Political maps drawn by the Republican-dominated Legislature in 2011 divided the state Capitol into five congressional districts, none of them based in Austin. All but one of them was drawn so that a Republican could easily win, a move widely considered an attempt to get rid of Democratic Congressman Lloyd Doggett, a vocal critic of Gov. Rick Perry.
Federal judges in Washington found that those maps were drawn to intentionally discriminate against minorities and a federal court in San Antonio drew temporary districts for the 2012 election intended to fix only the most egregious problems with them. The interim congressional map kept Travis County divided and now the Legislature is meeting in special session to make the court-drawn maps permanent.

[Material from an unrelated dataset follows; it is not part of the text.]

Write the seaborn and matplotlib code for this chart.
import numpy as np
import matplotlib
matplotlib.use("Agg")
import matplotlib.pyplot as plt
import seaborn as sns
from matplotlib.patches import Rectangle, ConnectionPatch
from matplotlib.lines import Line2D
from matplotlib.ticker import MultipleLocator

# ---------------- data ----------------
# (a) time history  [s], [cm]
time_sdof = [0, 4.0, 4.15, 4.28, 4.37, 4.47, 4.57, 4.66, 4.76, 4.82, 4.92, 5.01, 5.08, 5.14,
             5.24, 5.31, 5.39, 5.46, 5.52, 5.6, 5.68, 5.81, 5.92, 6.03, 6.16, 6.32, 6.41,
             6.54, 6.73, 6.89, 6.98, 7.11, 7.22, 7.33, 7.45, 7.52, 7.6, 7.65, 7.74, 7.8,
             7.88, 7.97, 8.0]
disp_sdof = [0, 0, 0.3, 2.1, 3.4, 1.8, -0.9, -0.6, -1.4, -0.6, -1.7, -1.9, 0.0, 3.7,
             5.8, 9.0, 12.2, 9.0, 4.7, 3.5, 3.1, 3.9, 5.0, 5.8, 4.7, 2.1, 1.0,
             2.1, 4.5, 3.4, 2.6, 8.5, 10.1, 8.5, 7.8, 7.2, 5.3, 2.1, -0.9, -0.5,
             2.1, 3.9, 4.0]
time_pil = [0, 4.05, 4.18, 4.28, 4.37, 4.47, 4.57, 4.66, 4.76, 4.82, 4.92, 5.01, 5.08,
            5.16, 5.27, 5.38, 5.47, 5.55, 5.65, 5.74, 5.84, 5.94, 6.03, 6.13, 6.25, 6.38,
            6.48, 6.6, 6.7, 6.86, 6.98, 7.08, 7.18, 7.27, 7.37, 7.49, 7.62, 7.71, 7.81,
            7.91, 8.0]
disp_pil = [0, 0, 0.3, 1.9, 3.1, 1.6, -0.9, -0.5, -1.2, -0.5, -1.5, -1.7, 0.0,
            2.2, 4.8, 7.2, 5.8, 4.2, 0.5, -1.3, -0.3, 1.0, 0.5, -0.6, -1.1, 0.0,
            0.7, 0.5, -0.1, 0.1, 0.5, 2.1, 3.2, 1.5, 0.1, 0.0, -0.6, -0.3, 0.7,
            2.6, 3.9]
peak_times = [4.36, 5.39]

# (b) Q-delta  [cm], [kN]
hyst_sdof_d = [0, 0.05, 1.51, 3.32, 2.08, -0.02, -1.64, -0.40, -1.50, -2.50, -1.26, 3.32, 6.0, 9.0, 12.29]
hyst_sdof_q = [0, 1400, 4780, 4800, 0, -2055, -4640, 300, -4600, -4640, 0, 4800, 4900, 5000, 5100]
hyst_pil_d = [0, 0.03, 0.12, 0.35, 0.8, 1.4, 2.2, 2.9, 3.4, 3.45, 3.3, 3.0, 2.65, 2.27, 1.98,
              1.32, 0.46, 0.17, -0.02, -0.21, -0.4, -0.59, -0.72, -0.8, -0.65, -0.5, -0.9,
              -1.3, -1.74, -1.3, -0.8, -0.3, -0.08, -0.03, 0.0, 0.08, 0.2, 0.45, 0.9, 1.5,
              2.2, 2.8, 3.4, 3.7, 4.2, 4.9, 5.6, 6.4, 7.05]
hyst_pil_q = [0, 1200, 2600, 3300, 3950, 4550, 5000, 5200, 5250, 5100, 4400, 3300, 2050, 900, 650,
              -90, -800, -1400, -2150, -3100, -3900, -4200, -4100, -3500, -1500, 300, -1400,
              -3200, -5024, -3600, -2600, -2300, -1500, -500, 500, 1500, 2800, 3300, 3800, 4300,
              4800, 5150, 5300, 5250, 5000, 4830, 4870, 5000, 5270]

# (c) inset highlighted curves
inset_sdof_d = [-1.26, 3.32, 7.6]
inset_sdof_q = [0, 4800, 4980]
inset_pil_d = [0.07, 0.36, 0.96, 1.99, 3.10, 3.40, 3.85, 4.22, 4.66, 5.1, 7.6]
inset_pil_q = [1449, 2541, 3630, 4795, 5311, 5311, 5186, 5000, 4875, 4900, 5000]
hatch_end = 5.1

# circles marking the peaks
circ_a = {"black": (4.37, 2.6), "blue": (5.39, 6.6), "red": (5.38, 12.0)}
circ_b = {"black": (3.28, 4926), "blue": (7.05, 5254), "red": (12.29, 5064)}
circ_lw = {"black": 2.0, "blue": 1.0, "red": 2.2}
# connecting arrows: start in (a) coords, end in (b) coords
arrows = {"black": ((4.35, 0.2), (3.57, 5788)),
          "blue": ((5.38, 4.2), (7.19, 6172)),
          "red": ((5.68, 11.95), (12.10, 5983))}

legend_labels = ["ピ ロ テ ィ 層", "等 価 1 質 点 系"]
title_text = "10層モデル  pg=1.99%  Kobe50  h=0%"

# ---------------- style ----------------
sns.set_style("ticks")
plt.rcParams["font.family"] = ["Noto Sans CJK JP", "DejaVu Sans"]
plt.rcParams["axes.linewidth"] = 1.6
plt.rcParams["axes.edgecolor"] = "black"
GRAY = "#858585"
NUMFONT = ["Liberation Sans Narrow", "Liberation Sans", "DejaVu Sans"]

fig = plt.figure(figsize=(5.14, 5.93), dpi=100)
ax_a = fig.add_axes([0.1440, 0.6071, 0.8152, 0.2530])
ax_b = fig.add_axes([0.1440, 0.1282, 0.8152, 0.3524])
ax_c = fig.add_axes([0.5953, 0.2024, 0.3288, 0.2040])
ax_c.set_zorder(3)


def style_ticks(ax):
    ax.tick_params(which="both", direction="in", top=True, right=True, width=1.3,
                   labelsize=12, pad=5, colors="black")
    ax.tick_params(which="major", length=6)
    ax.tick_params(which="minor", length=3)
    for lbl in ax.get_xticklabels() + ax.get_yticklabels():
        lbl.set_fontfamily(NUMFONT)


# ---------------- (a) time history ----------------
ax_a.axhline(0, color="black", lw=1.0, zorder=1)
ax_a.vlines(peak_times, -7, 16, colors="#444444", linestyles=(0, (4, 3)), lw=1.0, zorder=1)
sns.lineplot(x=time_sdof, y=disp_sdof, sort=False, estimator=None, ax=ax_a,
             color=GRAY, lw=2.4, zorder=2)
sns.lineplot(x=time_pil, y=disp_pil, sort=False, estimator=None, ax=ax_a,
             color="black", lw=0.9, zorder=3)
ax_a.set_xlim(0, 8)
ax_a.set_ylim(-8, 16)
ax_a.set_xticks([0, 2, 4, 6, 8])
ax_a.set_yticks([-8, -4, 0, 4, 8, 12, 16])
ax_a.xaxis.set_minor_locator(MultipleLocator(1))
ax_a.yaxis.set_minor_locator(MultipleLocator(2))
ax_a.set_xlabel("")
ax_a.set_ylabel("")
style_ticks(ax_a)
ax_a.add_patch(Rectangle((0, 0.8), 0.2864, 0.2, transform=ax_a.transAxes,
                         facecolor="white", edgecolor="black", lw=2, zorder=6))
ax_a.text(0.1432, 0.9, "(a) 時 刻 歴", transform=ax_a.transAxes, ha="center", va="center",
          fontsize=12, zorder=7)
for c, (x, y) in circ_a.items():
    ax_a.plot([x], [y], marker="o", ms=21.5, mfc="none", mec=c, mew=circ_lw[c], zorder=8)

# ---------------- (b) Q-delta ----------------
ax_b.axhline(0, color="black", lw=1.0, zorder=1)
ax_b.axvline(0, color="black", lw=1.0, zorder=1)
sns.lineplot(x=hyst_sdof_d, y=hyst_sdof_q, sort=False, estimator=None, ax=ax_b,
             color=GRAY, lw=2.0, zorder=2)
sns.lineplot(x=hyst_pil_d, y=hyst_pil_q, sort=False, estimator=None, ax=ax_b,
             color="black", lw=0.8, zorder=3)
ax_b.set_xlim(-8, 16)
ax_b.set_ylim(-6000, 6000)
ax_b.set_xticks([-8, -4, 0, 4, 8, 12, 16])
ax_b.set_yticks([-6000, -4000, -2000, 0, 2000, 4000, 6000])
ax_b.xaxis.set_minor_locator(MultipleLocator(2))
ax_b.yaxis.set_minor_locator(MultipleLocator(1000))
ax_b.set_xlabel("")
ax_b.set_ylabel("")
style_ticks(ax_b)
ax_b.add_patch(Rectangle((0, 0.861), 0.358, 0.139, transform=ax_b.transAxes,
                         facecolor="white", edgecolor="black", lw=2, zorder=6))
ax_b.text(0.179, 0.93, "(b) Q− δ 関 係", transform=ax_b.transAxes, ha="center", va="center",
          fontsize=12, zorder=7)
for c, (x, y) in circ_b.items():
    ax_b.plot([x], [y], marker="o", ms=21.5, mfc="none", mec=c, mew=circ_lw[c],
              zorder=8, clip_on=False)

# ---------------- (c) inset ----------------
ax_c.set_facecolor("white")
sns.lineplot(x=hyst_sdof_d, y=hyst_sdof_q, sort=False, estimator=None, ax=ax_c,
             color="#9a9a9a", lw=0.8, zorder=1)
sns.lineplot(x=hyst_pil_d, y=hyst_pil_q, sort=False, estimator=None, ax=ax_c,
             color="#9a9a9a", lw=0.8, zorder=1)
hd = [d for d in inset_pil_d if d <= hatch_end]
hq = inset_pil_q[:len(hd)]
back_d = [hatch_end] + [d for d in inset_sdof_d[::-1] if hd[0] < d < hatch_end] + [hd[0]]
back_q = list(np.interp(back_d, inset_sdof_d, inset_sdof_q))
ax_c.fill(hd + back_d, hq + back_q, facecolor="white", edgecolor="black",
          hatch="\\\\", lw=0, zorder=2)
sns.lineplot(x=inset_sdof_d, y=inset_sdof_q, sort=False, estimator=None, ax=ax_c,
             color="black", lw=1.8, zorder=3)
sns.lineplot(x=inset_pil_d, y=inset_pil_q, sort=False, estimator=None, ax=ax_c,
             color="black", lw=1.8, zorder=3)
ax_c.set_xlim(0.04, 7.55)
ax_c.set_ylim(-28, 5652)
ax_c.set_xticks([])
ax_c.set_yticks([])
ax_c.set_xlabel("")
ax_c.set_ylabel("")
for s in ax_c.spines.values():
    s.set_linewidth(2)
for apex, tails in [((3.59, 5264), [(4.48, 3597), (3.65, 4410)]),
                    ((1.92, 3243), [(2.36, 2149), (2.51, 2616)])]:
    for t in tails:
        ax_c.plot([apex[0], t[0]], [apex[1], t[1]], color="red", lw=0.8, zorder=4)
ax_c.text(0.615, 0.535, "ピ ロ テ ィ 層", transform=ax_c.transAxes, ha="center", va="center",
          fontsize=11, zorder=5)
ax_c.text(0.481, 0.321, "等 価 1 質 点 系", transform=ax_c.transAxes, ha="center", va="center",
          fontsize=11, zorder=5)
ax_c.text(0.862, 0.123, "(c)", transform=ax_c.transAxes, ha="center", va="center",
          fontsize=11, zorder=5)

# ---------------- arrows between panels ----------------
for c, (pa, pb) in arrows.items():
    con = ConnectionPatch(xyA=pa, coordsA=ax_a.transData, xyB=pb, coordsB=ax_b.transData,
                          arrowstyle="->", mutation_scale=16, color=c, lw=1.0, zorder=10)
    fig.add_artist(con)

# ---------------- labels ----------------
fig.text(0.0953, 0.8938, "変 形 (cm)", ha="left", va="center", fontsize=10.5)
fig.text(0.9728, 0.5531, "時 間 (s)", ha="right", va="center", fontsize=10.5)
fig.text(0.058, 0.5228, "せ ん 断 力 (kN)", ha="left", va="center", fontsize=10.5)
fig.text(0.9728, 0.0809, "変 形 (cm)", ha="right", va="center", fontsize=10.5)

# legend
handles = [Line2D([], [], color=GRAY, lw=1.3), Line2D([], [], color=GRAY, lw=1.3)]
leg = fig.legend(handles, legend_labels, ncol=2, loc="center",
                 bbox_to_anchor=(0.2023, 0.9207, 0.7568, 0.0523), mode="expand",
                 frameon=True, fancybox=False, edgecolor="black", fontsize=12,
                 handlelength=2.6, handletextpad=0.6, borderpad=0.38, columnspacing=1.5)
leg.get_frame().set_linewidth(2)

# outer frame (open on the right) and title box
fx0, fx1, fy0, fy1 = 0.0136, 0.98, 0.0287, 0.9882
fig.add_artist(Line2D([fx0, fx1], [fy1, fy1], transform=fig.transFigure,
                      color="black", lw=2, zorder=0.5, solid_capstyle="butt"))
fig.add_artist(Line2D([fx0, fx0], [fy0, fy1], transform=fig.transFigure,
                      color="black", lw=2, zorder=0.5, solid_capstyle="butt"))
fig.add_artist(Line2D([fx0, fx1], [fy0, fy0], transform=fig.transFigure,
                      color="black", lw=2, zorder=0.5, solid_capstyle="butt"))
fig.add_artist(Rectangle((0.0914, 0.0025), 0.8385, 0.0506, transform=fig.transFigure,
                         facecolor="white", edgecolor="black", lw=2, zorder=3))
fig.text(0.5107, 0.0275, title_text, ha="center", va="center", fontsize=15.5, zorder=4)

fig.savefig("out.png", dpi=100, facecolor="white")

Sakar Chapman Thomas, an African-American resident of Austin, said the interim congressional map keeps her community from electing someone who represents Travis County's interests.

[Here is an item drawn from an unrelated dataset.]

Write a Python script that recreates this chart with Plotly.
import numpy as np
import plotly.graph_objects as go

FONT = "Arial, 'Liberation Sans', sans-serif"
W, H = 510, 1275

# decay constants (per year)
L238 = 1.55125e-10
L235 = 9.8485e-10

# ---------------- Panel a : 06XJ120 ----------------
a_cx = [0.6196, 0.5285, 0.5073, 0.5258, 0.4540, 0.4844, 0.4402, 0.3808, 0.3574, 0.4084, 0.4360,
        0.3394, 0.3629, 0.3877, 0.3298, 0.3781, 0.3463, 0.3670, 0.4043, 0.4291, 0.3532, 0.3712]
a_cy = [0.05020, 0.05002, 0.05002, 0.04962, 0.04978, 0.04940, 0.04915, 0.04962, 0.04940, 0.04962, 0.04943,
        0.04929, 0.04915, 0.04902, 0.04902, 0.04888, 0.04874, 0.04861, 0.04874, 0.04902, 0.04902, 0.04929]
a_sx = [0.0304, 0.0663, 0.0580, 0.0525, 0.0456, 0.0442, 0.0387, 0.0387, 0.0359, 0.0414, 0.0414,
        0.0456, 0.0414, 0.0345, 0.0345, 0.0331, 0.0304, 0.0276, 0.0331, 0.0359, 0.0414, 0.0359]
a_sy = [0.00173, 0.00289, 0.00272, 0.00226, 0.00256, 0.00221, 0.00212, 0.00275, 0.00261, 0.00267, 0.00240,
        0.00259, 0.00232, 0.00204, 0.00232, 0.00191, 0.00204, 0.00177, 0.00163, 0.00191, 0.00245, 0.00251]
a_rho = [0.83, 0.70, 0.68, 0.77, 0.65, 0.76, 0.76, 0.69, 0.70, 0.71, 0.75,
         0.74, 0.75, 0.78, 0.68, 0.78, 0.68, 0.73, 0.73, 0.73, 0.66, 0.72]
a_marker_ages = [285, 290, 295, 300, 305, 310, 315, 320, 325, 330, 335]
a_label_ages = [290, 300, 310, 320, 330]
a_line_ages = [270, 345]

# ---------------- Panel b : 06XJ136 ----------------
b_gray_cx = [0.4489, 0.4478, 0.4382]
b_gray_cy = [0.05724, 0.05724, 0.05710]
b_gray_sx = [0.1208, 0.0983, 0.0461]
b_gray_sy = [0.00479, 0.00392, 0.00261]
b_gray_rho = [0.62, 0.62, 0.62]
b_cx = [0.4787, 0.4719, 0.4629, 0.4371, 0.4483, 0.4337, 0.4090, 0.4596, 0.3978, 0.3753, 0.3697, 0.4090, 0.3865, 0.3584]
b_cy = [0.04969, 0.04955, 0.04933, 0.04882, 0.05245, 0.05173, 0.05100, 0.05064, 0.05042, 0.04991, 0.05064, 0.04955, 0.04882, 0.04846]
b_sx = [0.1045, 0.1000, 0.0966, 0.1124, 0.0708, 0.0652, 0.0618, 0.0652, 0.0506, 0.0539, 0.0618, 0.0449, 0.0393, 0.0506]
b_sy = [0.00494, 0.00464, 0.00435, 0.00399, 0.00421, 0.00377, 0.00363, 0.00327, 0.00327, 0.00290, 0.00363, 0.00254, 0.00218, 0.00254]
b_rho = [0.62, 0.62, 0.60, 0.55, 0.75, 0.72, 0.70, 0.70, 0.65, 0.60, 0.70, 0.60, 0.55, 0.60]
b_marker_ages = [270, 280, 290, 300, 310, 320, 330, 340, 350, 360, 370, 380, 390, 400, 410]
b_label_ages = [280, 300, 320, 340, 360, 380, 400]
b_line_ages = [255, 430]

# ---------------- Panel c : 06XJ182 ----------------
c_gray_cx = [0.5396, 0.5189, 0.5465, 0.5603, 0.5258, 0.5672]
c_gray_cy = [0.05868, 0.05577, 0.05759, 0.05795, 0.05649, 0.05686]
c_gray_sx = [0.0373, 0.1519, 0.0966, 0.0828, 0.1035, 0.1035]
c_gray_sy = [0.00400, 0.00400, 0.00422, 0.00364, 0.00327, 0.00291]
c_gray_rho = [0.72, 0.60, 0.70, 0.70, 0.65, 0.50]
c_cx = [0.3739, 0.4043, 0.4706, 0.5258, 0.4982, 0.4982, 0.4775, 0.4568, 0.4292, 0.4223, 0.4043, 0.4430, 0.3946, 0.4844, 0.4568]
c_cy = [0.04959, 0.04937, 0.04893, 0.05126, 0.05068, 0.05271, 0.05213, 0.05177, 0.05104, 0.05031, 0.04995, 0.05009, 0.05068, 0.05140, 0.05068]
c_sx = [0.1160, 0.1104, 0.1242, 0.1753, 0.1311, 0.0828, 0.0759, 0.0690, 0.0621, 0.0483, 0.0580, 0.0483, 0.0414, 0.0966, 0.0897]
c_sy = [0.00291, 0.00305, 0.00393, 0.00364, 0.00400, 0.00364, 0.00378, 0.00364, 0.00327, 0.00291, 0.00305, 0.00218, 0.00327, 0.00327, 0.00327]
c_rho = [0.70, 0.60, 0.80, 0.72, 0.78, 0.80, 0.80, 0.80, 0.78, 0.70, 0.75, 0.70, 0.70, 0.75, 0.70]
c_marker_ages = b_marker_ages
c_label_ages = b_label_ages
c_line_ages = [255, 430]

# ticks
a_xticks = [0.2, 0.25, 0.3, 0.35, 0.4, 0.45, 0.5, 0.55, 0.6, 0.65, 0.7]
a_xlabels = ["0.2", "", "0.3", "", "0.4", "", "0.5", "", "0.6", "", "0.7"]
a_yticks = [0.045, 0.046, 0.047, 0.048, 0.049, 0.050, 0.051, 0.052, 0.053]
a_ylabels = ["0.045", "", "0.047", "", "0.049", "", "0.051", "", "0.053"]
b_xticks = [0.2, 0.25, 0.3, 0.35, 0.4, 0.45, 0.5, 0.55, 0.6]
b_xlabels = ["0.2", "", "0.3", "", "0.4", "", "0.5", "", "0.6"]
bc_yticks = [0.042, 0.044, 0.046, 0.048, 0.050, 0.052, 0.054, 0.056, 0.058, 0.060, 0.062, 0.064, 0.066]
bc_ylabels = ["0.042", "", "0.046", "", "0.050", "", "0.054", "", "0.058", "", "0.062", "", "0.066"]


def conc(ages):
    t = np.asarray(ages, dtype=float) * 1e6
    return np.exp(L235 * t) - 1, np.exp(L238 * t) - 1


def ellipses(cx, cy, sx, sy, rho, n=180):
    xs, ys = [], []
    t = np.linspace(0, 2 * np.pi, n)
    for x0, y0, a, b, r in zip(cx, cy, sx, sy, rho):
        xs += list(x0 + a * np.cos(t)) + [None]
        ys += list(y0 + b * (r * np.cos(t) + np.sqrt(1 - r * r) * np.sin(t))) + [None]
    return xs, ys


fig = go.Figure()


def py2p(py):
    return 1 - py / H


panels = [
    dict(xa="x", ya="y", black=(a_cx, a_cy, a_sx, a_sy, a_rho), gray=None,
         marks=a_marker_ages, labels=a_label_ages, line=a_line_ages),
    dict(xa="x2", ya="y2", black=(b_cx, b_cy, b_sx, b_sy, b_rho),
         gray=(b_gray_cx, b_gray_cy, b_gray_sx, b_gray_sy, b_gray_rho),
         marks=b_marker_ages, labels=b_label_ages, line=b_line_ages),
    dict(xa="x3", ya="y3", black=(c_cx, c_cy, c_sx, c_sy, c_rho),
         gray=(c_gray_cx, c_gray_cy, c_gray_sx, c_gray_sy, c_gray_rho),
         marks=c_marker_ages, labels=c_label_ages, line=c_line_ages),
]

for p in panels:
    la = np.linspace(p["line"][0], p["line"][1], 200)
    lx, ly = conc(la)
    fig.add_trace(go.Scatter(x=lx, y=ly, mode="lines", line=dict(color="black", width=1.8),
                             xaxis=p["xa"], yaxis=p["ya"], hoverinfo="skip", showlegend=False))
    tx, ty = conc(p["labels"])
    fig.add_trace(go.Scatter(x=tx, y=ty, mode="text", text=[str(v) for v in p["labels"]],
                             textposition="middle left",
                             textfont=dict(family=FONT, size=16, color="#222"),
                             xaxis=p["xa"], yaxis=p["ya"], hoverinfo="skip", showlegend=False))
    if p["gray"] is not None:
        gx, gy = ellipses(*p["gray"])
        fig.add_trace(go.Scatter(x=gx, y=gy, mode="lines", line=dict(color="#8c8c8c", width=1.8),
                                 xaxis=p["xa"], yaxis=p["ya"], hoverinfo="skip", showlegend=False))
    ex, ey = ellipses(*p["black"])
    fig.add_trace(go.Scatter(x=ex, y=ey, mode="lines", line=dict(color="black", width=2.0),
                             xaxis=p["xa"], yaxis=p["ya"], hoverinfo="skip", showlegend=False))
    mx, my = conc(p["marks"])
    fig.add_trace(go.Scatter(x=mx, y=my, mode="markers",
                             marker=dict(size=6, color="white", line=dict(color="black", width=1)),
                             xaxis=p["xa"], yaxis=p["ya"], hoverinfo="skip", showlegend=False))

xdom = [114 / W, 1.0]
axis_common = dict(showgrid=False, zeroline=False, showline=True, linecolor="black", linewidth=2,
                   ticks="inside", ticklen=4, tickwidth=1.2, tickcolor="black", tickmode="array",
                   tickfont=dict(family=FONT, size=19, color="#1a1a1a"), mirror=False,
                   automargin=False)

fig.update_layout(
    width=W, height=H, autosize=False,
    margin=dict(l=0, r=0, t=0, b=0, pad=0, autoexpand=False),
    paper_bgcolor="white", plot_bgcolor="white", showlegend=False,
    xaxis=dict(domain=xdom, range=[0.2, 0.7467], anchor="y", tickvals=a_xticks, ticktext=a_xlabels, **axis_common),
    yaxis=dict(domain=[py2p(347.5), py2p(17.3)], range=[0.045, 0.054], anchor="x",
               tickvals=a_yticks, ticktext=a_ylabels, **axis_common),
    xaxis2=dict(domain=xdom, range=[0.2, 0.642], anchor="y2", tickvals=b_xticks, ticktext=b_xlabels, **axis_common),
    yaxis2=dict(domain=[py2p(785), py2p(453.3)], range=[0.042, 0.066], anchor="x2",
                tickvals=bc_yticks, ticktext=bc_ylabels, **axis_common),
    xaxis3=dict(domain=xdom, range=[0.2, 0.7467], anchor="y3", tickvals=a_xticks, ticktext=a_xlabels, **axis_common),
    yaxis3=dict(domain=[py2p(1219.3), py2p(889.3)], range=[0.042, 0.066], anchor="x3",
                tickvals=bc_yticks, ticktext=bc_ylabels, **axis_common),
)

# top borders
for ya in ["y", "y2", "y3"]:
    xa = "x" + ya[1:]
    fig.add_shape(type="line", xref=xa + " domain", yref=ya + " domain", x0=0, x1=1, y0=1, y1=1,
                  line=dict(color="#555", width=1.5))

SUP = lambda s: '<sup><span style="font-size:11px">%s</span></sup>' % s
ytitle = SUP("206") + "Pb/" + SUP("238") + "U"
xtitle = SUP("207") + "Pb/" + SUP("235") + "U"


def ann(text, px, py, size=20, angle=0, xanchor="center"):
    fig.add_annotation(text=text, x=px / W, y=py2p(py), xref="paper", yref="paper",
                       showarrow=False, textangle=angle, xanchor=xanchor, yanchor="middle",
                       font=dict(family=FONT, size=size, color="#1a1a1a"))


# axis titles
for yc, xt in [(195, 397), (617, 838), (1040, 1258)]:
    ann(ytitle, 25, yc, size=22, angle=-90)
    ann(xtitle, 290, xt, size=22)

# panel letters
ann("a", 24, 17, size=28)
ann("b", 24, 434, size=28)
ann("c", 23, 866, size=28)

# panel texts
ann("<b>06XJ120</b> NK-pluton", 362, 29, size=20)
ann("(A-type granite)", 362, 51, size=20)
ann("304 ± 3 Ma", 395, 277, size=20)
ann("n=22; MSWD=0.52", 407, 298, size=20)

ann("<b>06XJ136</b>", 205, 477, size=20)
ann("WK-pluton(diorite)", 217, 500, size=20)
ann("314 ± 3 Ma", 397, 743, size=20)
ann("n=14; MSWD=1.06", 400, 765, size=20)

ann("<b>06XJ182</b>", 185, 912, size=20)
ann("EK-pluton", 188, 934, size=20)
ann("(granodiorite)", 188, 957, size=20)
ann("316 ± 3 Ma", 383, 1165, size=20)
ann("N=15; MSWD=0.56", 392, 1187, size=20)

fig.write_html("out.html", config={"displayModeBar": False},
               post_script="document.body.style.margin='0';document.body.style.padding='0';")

"By carving it into five pieces, it looks as though it is a concerted effort to silence the voices of minority voters in the district, and in this county, that normally vote Democrat," she told the Senate Redistricting Committee.
Thomas and other witnesses Thursday asked lawmakers to draw a new map where at least one congressional district has most of its residents living in Austin. Minority groups from across the state say the temporary maps didn't fix all the problems with the original maps and that new ones are needed.
The redrawing of the state's political districts takes place every 10 years after the U.S. Census is taken. State lawmakers redraw the maps in Texas, and the majority may legally design them to benefit their party. But federal law prohibits redistricting plans that hurt the ability of minorities to elect their candidates.
Two federal courts, one in Washington and the other in San Antonio, have found problems with how the Republican-majority drew the maps in 2011, and the San Antonio court may soon draw completely new maps. The special session is intended to short-circuit that process by adopting the temporary maps and forcing minorities to renew lawsuits that they previously filed.
Sen. Royce West, D-Dallas, complained that the process of considering the court-drawn maps and public testimony was insincere.
"Texas state leaders are the only state leaders in the country to have enacted discriminatory redistricting (maps) against minority citizens," West said, referring to the Washington court's opinion. "The ruling of intentional discrimination cannot be washed away by holding cynical hearings where the public and minority leaders are asked to speak with certainty that their words will not be heard or acted upon."
West specifically complained about the Dallas-Fort Worth area, where the House Redistricting Committee was expected to hold hearings Thursday afternoon. He said U.S. Census data shows that 2.2 million Hispanics and African-Americans live in Dallas and Tarrant counties, and therefore there should be three congressional districts where minorities make up the majority of voters.
Under the interim map, there are two such districts that elected black representatives from the Metroplex, and West said a new map should include a new majority-Latino district. Hispanic groups also want a new, majority-Latino district in Houston.
Lawmakers will hold hearings in Houston, Corpus Christi and San Antonio over the next week. The special session ends June 26 and if they do not adopt new maps, federal judges will almost certainly draw new congressional and state House maps for the 2014 election. All sides appear to have accepted the interim state Senate map.